● Problem
Both boundary lines count: repeat, exactly and alone, the lines from the one containing "What TikZ code" to the one containing "minimum width=511pt, minimum", with pictures left out.

---- Data excerpts

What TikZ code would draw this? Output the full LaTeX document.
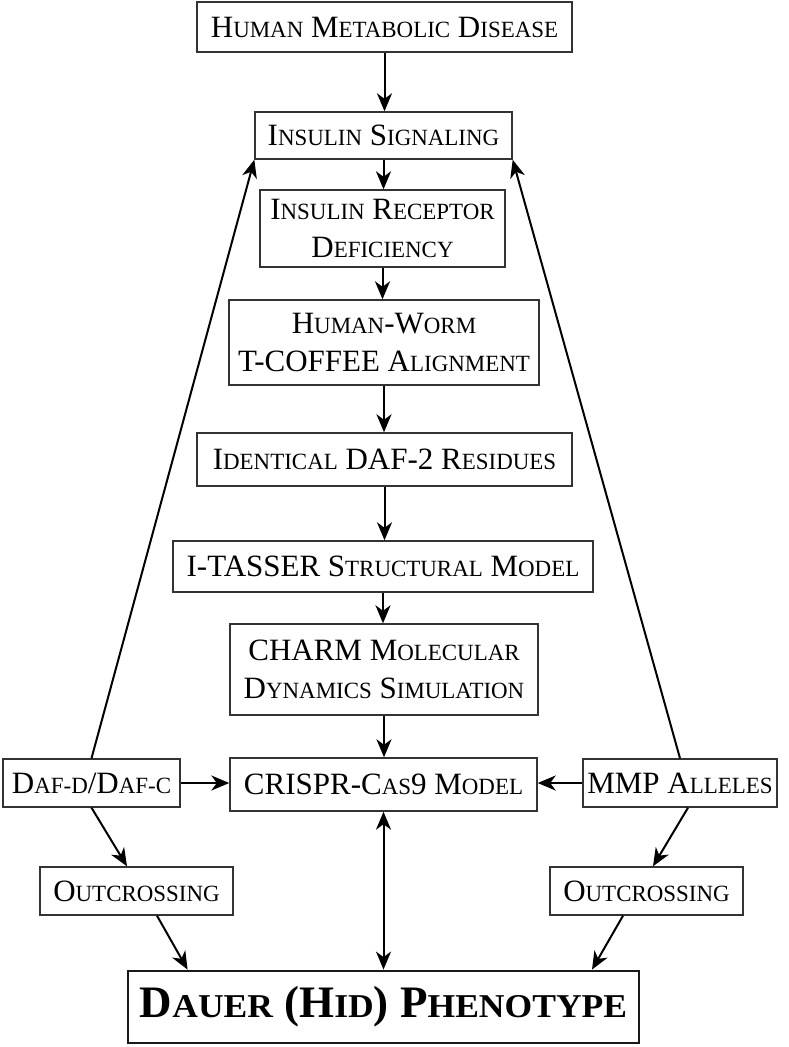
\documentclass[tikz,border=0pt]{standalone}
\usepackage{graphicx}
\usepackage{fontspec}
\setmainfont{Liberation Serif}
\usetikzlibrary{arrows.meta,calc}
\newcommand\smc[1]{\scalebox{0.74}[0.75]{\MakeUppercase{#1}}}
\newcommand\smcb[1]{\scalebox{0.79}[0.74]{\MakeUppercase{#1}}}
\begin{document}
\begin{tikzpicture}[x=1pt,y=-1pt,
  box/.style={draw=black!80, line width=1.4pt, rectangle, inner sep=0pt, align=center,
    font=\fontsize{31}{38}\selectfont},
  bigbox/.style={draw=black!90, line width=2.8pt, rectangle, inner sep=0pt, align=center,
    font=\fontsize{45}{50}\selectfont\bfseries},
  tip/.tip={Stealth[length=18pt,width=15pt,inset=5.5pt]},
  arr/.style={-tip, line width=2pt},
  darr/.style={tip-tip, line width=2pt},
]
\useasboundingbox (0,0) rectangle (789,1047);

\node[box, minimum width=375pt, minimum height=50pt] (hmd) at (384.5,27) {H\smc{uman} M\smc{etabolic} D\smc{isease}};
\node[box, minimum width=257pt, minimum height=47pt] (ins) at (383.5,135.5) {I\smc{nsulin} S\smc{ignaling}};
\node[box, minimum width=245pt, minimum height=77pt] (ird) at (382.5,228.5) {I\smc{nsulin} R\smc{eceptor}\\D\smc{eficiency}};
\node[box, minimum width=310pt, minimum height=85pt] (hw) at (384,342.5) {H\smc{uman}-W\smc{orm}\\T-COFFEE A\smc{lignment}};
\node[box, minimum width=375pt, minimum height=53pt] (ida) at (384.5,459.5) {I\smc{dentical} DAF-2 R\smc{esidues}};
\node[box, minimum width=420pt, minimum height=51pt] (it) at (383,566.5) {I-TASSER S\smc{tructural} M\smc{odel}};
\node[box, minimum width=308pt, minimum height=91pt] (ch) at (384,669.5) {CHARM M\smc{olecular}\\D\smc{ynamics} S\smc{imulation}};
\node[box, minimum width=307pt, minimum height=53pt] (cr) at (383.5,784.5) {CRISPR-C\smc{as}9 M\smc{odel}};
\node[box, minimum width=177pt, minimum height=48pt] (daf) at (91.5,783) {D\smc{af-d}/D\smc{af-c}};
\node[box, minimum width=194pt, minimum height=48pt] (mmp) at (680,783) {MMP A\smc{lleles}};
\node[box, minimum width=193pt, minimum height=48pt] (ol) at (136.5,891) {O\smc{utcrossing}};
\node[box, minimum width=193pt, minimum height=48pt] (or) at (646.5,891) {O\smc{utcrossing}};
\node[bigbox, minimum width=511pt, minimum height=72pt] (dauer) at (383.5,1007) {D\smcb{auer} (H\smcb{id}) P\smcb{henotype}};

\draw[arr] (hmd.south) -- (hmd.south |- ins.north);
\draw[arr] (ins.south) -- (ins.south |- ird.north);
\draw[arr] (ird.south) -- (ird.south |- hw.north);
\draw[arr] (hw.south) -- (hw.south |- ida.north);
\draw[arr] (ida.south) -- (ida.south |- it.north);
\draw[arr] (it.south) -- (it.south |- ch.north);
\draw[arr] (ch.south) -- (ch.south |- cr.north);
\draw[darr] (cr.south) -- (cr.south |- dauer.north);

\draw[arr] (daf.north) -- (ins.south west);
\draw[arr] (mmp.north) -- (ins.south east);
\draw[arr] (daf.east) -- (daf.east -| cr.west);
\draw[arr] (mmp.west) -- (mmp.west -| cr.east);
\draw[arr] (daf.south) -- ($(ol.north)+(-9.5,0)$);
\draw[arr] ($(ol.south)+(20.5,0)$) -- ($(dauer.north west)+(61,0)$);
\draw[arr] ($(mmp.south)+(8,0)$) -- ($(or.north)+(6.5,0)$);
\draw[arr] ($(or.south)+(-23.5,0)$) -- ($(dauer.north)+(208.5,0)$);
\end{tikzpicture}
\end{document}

--------
---- Data excerpts

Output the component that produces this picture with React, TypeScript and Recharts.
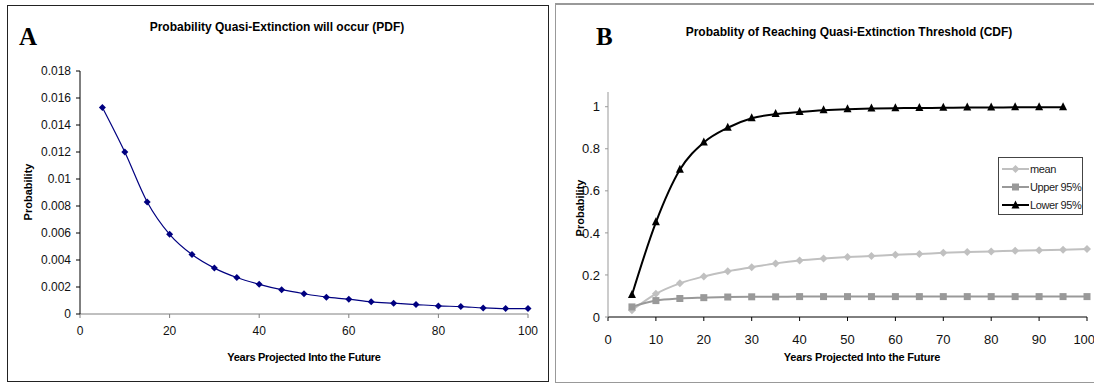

--------
---- Data excerpts

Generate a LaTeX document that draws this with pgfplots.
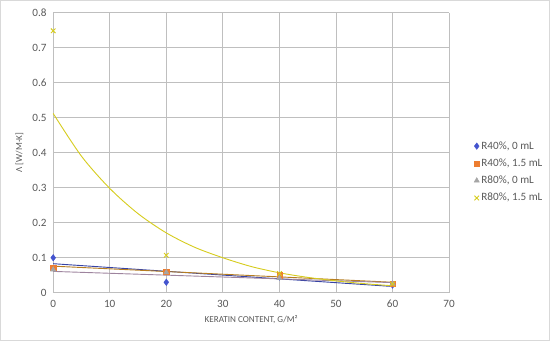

--------

● Response to this exercise
What TikZ code would draw this? Output the full LaTeX document.
\documentclass[tikz,border=0pt]{standalone}
\usepackage{graphicx}
\usepackage{fontspec}
\setmainfont{Liberation Serif}
\usetikzlibrary{arrows.meta,calc}
\newcommand\smc[1]{\scalebox{0.74}[0.75]{\MakeUppercase{#1}}}
\newcommand\smcb[1]{\scalebox{0.79}[0.74]{\MakeUppercase{#1}}}
\begin{document}
\begin{tikzpicture}[x=1pt,y=-1pt,
  box/.style={draw=black!80, line width=1.4pt, rectangle, inner sep=0pt, align=center,
    font=\fontsize{31}{38}\selectfont},
  bigbox/.style={draw=black!90, line width=2.8pt, rectangle, inner sep=0pt, align=center,
    font=\fontsize{45}{50}\selectfont\bfseries},
  tip/.tip={Stealth[length=18pt,width=15pt,inset=5.5pt]},
  arr/.style={-tip, line width=2pt},
  darr/.style={tip-tip, line width=2pt},
]
\useasboundingbox (0,0) rectangle (789,1047);

\node[box, minimum width=375pt, minimum height=50pt] (hmd) at (384.5,27) {H\smc{uman} M\smc{etabolic} D\smc{isease}};
\node[box, minimum width=257pt, minimum height=47pt] (ins) at (383.5,135.5) {I\smc{nsulin} S\smc{ignaling}};
\node[box, minimum width=245pt, minimum height=77pt] (ird) at (382.5,228.5) {I\smc{nsulin} R\smc{eceptor}\\D\smc{eficiency}};
\node[box, minimum width=310pt, minimum height=85pt] (hw) at (384,342.5) {H\smc{uman}-W\smc{orm}\\T-COFFEE A\smc{lignment}};
\node[box, minimum width=375pt, minimum height=53pt] (ida) at (384.5,459.5) {I\smc{dentical} DAF-2 R\smc{esidues}};
\node[box, minimum width=420pt, minimum height=51pt] (it) at (383,566.5) {I-TASSER S\smc{tructural} M\smc{odel}};
\node[box, minimum width=308pt, minimum height=91pt] (ch) at (384,669.5) {CHARM M\smc{olecular}\\D\smc{ynamics} S\smc{imulation}};
\node[box, minimum width=307pt, minimum height=53pt] (cr) at (383.5,784.5) {CRISPR-C\smc{as}9 M\smc{odel}};
\node[box, minimum width=177pt, minimum height=48pt] (daf) at (91.5,783) {D\smc{af-d}/D\smc{af-c}};
\node[box, minimum width=194pt, minimum height=48pt] (mmp) at (680,783) {MMP A\smc{lleles}};
\node[box, minimum width=193pt, minimum height=48pt] (ol) at (136.5,891) {O\smc{utcrossing}};
\node[box, minimum width=193pt, minimum height=48pt] (or) at (646.5,891) {O\smc{utcrossing}};
\node[bigbox, minimum width=511pt, minimum height=72pt] (dauer) at (383.5,1007) {D\smcb{auer} (H\smcb{id}) P\smcb{henotype}};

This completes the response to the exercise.